* Begin Source material *
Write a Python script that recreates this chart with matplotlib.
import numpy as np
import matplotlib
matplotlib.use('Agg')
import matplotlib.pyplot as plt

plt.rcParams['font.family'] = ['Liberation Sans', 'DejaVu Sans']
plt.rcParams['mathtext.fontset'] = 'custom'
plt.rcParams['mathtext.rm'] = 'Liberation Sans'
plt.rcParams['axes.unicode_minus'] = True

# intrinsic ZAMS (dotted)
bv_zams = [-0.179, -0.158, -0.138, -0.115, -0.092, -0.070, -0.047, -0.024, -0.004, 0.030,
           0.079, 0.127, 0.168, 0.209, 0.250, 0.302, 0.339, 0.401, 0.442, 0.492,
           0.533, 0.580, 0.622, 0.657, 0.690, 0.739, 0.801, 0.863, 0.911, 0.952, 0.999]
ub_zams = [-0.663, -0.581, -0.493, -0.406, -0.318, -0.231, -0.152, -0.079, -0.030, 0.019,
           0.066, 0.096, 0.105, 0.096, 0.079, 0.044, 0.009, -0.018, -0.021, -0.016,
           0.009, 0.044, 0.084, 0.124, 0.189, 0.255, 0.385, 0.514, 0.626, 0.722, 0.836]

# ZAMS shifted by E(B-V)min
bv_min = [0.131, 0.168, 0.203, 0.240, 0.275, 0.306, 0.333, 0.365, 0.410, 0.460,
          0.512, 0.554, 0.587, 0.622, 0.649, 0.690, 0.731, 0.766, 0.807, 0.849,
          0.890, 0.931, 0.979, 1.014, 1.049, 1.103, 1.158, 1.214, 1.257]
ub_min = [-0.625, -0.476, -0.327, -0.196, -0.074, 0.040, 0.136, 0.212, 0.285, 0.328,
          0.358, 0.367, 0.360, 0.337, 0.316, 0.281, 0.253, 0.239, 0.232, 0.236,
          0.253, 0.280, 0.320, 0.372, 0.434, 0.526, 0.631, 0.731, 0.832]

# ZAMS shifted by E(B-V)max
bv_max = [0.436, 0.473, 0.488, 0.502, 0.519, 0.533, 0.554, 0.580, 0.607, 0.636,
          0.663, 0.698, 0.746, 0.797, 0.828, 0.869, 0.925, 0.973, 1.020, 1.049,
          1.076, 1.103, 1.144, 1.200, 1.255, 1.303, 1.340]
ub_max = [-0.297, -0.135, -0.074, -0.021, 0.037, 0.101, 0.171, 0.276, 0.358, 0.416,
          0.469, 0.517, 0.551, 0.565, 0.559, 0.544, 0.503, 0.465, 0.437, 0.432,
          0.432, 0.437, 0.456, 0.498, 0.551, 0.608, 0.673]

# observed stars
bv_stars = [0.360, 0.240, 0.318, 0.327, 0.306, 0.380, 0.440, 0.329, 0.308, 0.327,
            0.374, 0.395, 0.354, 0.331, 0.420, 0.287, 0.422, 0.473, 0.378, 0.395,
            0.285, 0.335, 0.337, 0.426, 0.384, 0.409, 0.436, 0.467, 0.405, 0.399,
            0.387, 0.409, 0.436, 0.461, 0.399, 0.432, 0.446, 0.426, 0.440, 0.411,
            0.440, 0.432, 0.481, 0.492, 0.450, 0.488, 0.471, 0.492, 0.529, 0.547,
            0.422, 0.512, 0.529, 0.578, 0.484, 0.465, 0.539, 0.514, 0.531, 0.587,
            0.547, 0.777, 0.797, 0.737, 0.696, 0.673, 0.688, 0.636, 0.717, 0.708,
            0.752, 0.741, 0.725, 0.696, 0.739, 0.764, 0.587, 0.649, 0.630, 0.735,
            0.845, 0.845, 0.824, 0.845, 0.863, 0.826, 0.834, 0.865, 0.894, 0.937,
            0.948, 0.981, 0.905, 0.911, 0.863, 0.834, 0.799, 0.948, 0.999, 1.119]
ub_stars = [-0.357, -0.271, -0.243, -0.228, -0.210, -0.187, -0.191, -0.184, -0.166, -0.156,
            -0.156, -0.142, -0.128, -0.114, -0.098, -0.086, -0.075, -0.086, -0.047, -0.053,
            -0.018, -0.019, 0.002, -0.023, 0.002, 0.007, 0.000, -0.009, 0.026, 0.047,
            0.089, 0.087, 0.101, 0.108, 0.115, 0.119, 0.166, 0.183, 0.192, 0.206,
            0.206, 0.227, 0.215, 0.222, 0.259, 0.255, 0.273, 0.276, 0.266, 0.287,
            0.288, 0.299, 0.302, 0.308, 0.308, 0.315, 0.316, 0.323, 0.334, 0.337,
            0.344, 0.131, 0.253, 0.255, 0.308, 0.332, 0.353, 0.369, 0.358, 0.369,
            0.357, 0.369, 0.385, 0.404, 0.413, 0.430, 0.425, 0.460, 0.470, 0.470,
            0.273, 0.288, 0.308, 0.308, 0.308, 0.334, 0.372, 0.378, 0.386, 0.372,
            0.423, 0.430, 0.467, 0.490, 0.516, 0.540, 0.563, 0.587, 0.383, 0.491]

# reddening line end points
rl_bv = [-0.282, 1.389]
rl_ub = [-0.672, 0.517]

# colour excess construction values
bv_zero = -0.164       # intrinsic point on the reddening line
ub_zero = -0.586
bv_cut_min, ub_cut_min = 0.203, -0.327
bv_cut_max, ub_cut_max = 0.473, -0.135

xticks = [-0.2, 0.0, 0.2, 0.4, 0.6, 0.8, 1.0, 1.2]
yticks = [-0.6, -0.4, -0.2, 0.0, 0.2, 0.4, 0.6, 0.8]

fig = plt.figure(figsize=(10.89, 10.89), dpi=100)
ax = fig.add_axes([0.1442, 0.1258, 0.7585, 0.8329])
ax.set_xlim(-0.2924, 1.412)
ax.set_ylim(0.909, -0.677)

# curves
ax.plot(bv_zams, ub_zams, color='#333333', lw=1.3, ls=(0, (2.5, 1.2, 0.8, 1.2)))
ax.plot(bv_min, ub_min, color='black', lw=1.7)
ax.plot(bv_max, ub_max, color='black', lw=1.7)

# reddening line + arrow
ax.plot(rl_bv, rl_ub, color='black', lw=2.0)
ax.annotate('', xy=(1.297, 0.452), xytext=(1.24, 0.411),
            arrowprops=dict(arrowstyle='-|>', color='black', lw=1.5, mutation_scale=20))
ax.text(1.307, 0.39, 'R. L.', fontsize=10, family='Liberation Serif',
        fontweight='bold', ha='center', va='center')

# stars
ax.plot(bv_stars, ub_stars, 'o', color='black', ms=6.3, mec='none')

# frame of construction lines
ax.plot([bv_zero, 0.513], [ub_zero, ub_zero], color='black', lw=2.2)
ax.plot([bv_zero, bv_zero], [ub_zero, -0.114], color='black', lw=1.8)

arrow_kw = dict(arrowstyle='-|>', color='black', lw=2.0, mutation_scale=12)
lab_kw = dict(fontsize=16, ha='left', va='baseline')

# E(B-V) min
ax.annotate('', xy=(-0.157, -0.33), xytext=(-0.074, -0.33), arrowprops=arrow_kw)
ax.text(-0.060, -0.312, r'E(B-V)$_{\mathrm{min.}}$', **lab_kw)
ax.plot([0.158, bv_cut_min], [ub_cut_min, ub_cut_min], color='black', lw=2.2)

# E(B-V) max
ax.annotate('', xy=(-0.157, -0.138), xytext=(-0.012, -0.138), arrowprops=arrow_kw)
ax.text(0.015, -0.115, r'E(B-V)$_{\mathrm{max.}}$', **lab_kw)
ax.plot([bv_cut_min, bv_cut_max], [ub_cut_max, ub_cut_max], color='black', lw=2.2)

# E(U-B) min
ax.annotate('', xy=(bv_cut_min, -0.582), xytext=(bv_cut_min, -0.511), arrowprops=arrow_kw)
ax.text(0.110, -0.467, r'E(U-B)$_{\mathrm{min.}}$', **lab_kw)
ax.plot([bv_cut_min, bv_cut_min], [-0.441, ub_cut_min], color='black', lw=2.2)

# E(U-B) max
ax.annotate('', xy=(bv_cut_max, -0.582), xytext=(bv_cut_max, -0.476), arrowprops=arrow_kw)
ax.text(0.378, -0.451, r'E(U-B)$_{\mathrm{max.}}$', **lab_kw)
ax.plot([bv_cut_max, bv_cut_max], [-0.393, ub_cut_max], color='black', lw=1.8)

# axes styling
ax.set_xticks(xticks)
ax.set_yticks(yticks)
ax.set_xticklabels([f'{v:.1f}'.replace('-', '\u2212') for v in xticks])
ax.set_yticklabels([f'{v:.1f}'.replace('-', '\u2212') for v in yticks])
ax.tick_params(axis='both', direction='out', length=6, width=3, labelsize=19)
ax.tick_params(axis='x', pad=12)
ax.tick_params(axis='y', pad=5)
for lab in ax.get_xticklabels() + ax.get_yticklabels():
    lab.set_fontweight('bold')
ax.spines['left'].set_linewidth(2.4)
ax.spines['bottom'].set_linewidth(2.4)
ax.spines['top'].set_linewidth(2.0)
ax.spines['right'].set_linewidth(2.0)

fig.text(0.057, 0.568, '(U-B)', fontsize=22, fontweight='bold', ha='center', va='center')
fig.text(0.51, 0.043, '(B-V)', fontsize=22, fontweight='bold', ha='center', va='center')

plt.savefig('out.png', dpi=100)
* End Source material *
* Begin Source material *
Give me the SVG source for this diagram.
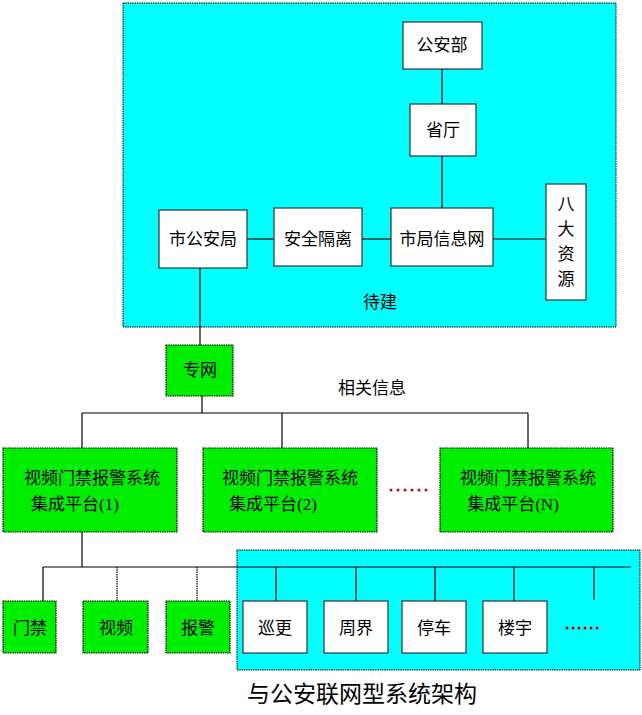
* End Source material *
## Goal:
Copy each line of the records that contains the word "matplotlib".

## Solved exercise:
Write a Python script that recreates this chart with matplotlib.
import matplotlib
matplotlib.use('Agg')
import matplotlib.pyplot as plt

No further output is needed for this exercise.